Cold New Jersey nights led to Parker developing a design and patent for an indoor heating system that used natural gas and ducts to allow hot air to reach different rooms of her house. Her patent was granted on December 23, 1919. This early idea was never replicated but it inspired the modern zoning systems we have today, along with thermostats.

Unfortunately, there is not much other information on Parker’s history, due to the lack of historical records for many Black women at the time. The New Jersey Chamber of Commerce is currently honoring Parker’s legacy with their annual Alice H. Parker Women Leaders in Innovation Awards to commend groundbreaking women in the garden state.

Parker's 1919 gas furnace patent.
Parker’s original 1919 gas furnace patent.


Influential Black Inventor - Lewis Howard Latimer

Lewis Howard Latimer
1848 – 1928

Massachusetts-born Lewis Howard Latimer was an esteemed inventor in many areas. He was sent to a farm school with his brothers after his family dispersed when he was only 10 years old. Latimer’s parents were escaped slaves and had to split up their family after the Dred Scott case because his father did not have proof of freedom from enslavement.
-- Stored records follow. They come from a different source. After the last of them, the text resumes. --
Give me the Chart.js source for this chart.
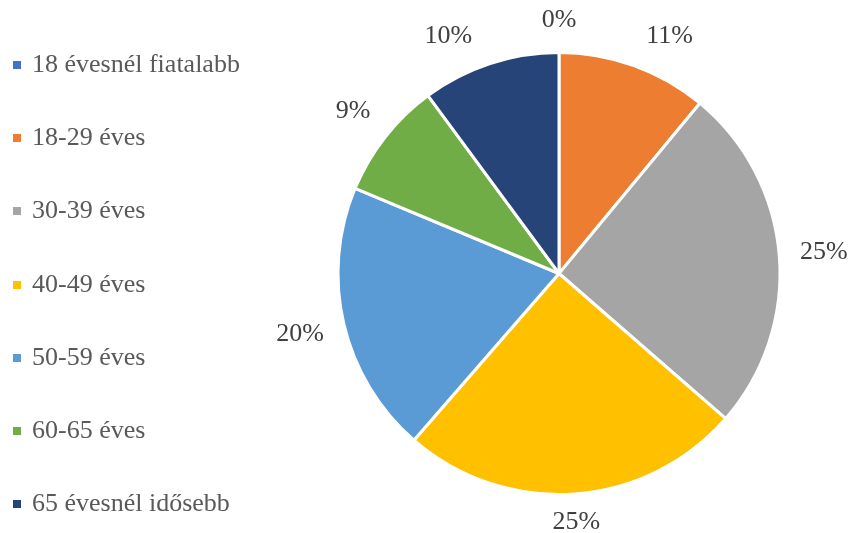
<!DOCTYPE html>
<html lang="hu">
<head>
  <meta charset="UTF-8"/>
  <title>Korcsoportok</title>
  <script src="https://cdn.jsdelivr.net/npm/chart.js"></script>
  <style>
    body { margin: 0; background: #fff; }
    #wrap { position: relative; width: 852px; height: 533px; }
    #legend { position: absolute; left: 13px; top: 0; margin: 0; padding: 0; list-style: none;
              font-family: "Liberation Serif", serif; font-size: 26px; color: #595959; }
    #legend li { position: absolute; left: 0; white-space: nowrap; line-height: 26px; height: 26px; }
    #legend span.box { display: inline-block; width: 8px; height: 8px; margin-right: 11px; vertical-align: 3px; }
  </style>
</head>
<body>
  <div id="wrap">
    <canvas id="pie" width="852" height="533"></canvas>
    <ul id="legend"></ul>
  </div>

  <script>
    // age groups and their share (%)
    const categories = ['18 évesnél fiatalabb', '18-29 éves', '30-39 éves', '40-49 éves', '50-59 éves', '60-65 éves', '65 évesnél idősebb'];
    const shares = [0, 11.0, 25.4, 25.0, 19.9, 8.6, 10.1];
    const colors = ['#4472C4', '#ED7D31', '#A5A5A5', '#FFC000', '#5B9BD5', '#70AD47', '#264478'];

    // legend (drawn as html on the left)
    const legend = document.getElementById('legend');
    categories.forEach((c, i) => {
      const li = document.createElement('li');
      li.style.top = (51 + i * 73.2) + 'px';
      li.innerHTML = '<span class="box" style="background:' + colors[i] + '"></span>' + c;
      legend.appendChild(li);
    });

    // percentage labels outside the slices
    const outsideLabels = {
      id: 'outsideLabels',
      afterDatasetsDraw(chart) {
        const ctx = chart.ctx;
        const meta = chart.getDatasetMeta(0);
        const total = shares.reduce((a, b) => a + b, 0);
        const minGap = 25 * Math.PI / 180; // keep neighbouring labels apart
        ctx.save();
        ctx.font = '26px "Liberation Serif"';
        ctx.fillStyle = '#404040';
        ctx.textAlign = 'center';
        ctx.textBaseline = 'middle';

        const labels = meta.data.map((arc, i) => {
          const p = arc.getProps(['x', 'y', 'startAngle', 'endAngle', 'outerRadius'], true);
          return { p, i, angle: (p.startAngle + p.endAngle) / 2 };
        });
        // push labels next to a smaller one away from it
        labels.forEach((l, k) => {
          [k - 1, k + 1].forEach(n => {
            const o = labels[(n + labels.length) % labels.length];
            if (shares[o.i] >= shares[l.i]) return;
            let d = l.angle - o.angle;
            while (d > Math.PI) d -= 2 * Math.PI;
            while (d < -Math.PI) d += 2 * Math.PI;
            if (Math.abs(d) < minGap) l.angle = o.angle + Math.sign(d || 1) * minGap;
          });
        });

        labels.forEach(l => {
          const txt = Math.round(shares[l.i] / total * 100) + '%';
          const w = ctx.measureText(txt).width;
          const dx = Math.cos(l.angle), dy = Math.sin(l.angle);
          const r = l.p.outerRadius + 20 + Math.abs(dx) * w / 2 + Math.abs(dy) * (dy < 0 ? 12 : 7);
          ctx.fillText(txt, l.p.x + dx * r, l.p.y + dy * r);
        });
        ctx.restore();
      }
    };

    new Chart(document.getElementById('pie'), {
      type: 'pie',
      data: {
        labels: categories,
        datasets: [{
          data: shares,
          backgroundColor: colors,
          borderColor: '#ffffff',
          borderWidth: 3
        }]
      },
      options: {
        responsive: false,
        animation: false,
        layout: { padding: { left: 266, right: 0, top: 51, bottom: 37 } },
        plugins: {
          legend: { display: false },
          tooltip: { enabled: false }
        }
      },
      plugins: [outsideLabels]
    });
  </script>
</body>
</html>
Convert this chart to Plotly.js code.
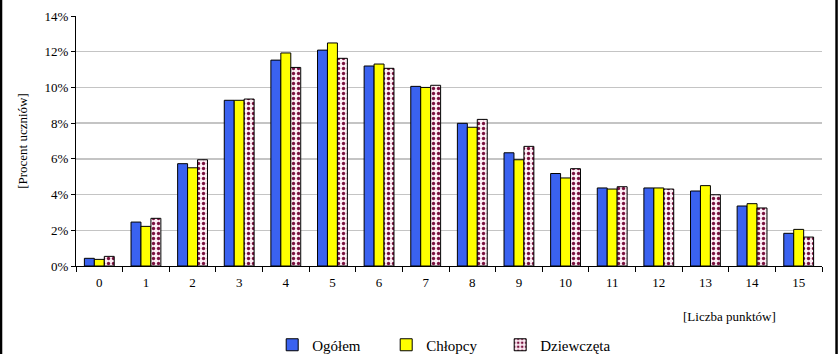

At age 15, Latimer joined the US Navy and later became an office boy at a patent law firm where he expressed skill and eventually worked his way to head draftsmen. With no formal education, he has a lifetimes worth of accomplishments including working for Alexander Graham Bell on the telephone, working with Edison’s rival Hiram Maxim and later Thomas Edison himself on extending the life of lightbulb filaments, and implementing them in large public spaces in the northeast and internationally in places such as London and Canada. He was the first person of color out of 100 men to join the “Edison Pioneers.” It is said that without Latimer, Edison may not have been able to patent the lightbulb.

Latimer’s contribution to the HVAC industry is invaluable, although often overlooked. On January 12, 1886, he patented his “apparatus for cooling and disinfecting,” a precursor to modern air conditioning systems. You can click here to see his original patent.

“We Create Our Future”

The world of HVAC and air conditioning would not be the same without tremendous minds like Parker and Latimer. Their excellence is often overshadowed by big names like Edison, and they deserve credit where it is due. We hope these innovators inspire Black American minds to move the world forward as they did. Latimer said it best: “We create our future, by well improving present opportunities however few and small they are.”